Review Request #8914 — Created April 22, 2017 and updated
This goes over the rationale for why we need a new diff file format, answers questions about the whys and hows, and includes a specification for the format itself. The spec is not complete. It's an iteration over what we had on Hackpad/Notion, but additional changes will be coming to address things like the metadata format and to include more examples.
Built the docs and read through them. This is still early stages, so a
lot needs to be verified during review and after.

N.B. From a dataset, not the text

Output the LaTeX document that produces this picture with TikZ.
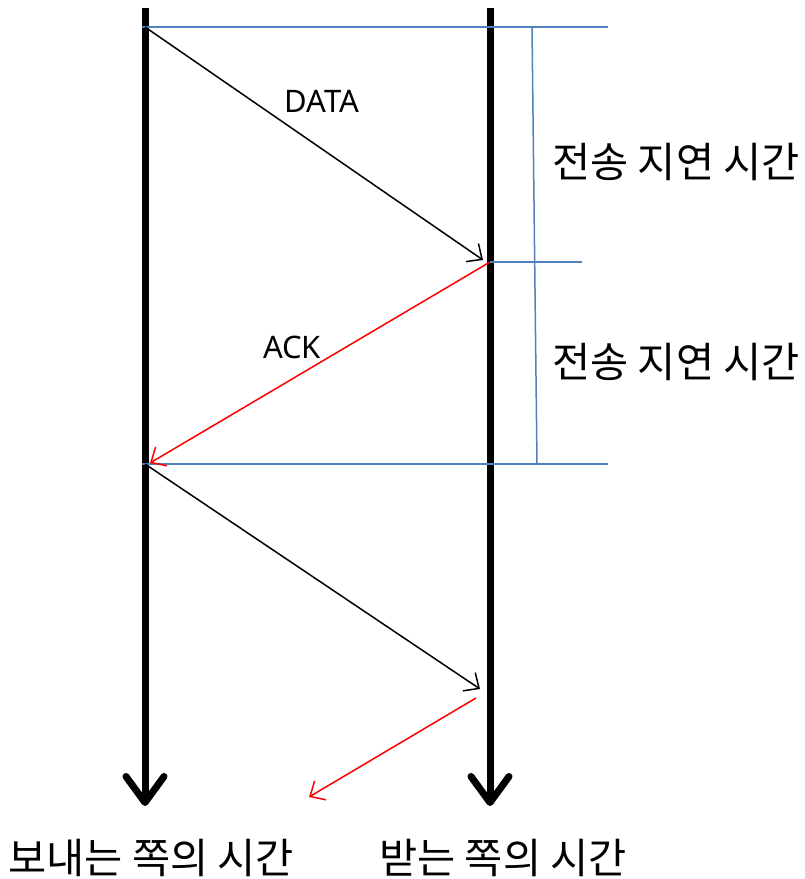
\documentclass[tikz,border=0pt]{standalone}
\usepackage{fontspec}
\setmainfont{Noto Sans}
\newfontfamily\kr{Noto Sans CJK KR}
\usetikzlibrary{arrows.meta}
\begin{document}
\begin{tikzpicture}[x=1pt,y=-1pt,
  timeline/.style={line width=7pt,-{Straight Barb[length=26pt,width=38pt,line cap=round,line join=round]}},
  msg/.style={line width=1.5pt,-{Straight Barb[length=12pt,width=22pt]}},
  guide/.style={line width=1.5pt, color={rgb,255:red,79;green,129;blue,189}},
  lbl/.style={font=\fontsize{31}{36}\selectfont},
  krl/.style={font=\kr\fontsize{41.5}{47}\selectfont}]
\useasboundingbox (0,0) rectangle (805,879);
% coordinates
\coordinate (sT) at (145,8);
\coordinate (sB) at (145,806);
\coordinate (rT) at (490,8);
\coordinate (rB) at (490,806);
\coordinate (s1) at (145,27);
\coordinate (r1) at (483,260);
\coordinate (r1b) at (490,262);
\coordinate (s2) at (150,463);
\coordinate (s2b) at (145,464);
\coordinate (r2) at (480,689);
\coordinate (r3) at (476,698);
\coordinate (e3) at (309,797);
\coordinate (gA) at (142,27);
\coordinate (gAe) at (608,27);
\coordinate (gB) at (490,262);
\coordinate (gBe) at (582,262);
\coordinate (gC) at (142,464);
\coordinate (gCe) at (608,464);
\coordinate (vT) at (532,27);
\coordinate (vB) at (537,464);
% timelines
\draw[timeline] (sT) -- (sB);
\draw[timeline] (rT) -- (rB);
% blue guides
\draw[guide] (gA) -- (gAe);
\draw[guide] (gB) -- (gBe);
\draw[guide] (gC) -- (gCe);
\draw[guide] (vT) -- (vB);
% messages
\draw[msg,black] (s1) -- (r1);
\draw[msg,red] (r1b) -- (s2);
\draw[msg,black] (s2b) -- (r2);
\draw[msg,red] (r3) -- (e3);
% labels
\node[lbl] (data) at (322,101) {DATA};
\node[lbl] (ack) at (292,347) {ACK};
\node[krl,anchor=west,inner sep=0pt] (d1) at (552,162) {전송 지연 시간};
\node[krl,anchor=west,inner sep=0pt] (d2) at (552,362) {전송 지연 시간};
\node[krl,anchor=west,inner sep=0pt] (sl) at (8,858) {보내는 쪽의 시간};
\node[krl,anchor=west,inner sep=0pt] (rl) at (379,858) {받는 쪽의 시간};
\end{tikzpicture}
\end{document}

Description | From | Last Updated |
---|---|---|
'sys' imported but unused |
reviewbot | |
'os' imported but unused |
reviewbot | |
'shlex' imported but unused |
reviewbot | |
zh_CN is a language code, not an encoding. Perhaps say "Shift-JIS" or "UTF-16LE" (which are both relatively common)? |
david | |
I'm not sure what "the file is treated as 8-bit binary data" means here, since this seems to be explaining … |
david | |
How do we parse this if the encoding is something like UTF-16? It seems like there's kind of a chicken … |
david | |
What happens if a commit message has a line that looks like a diffx header? Perhaps far-fetched, but consider commits … |
david | |
You are missing the author_date field! |
brennie | |
Can we make this a comma-separated list? It's weird to have copy-modify and move-modify be their own things, and we … |
david |
-
I'll probably have a lot more comments as I digest this further, but here's a start.
-
zh_CN is a language code, not an encoding. Perhaps say "Shift-JIS" or "UTF-16LE" (which are both relatively common)?
-
I'm not sure what "the file is treated as 8-bit binary data" means here, since this seems to be explaining the encoding of the section itself. I'm also not sure what it means for parsing if a section defines its own encoding somewhere in the middle.
-
How do we parse this if the encoding is something like UTF-16? It seems like there's kind of a chicken and egg problem. I'd be way more comfortable if we specified the encoding for the main header explicitly, and maybe even for all sections.
-
What happens if a commit message has a line that looks like a diffx header?
Perhaps far-fetched, but consider commits to a diffx tool.
-
Can we make this a comma-separated list? It's weird to have
copy-modify
andmove-modify
be their own things, and we may want to add additional types of operations (permissions change, import from some external repository, etc), some of which might be able to be used in conjunction with others.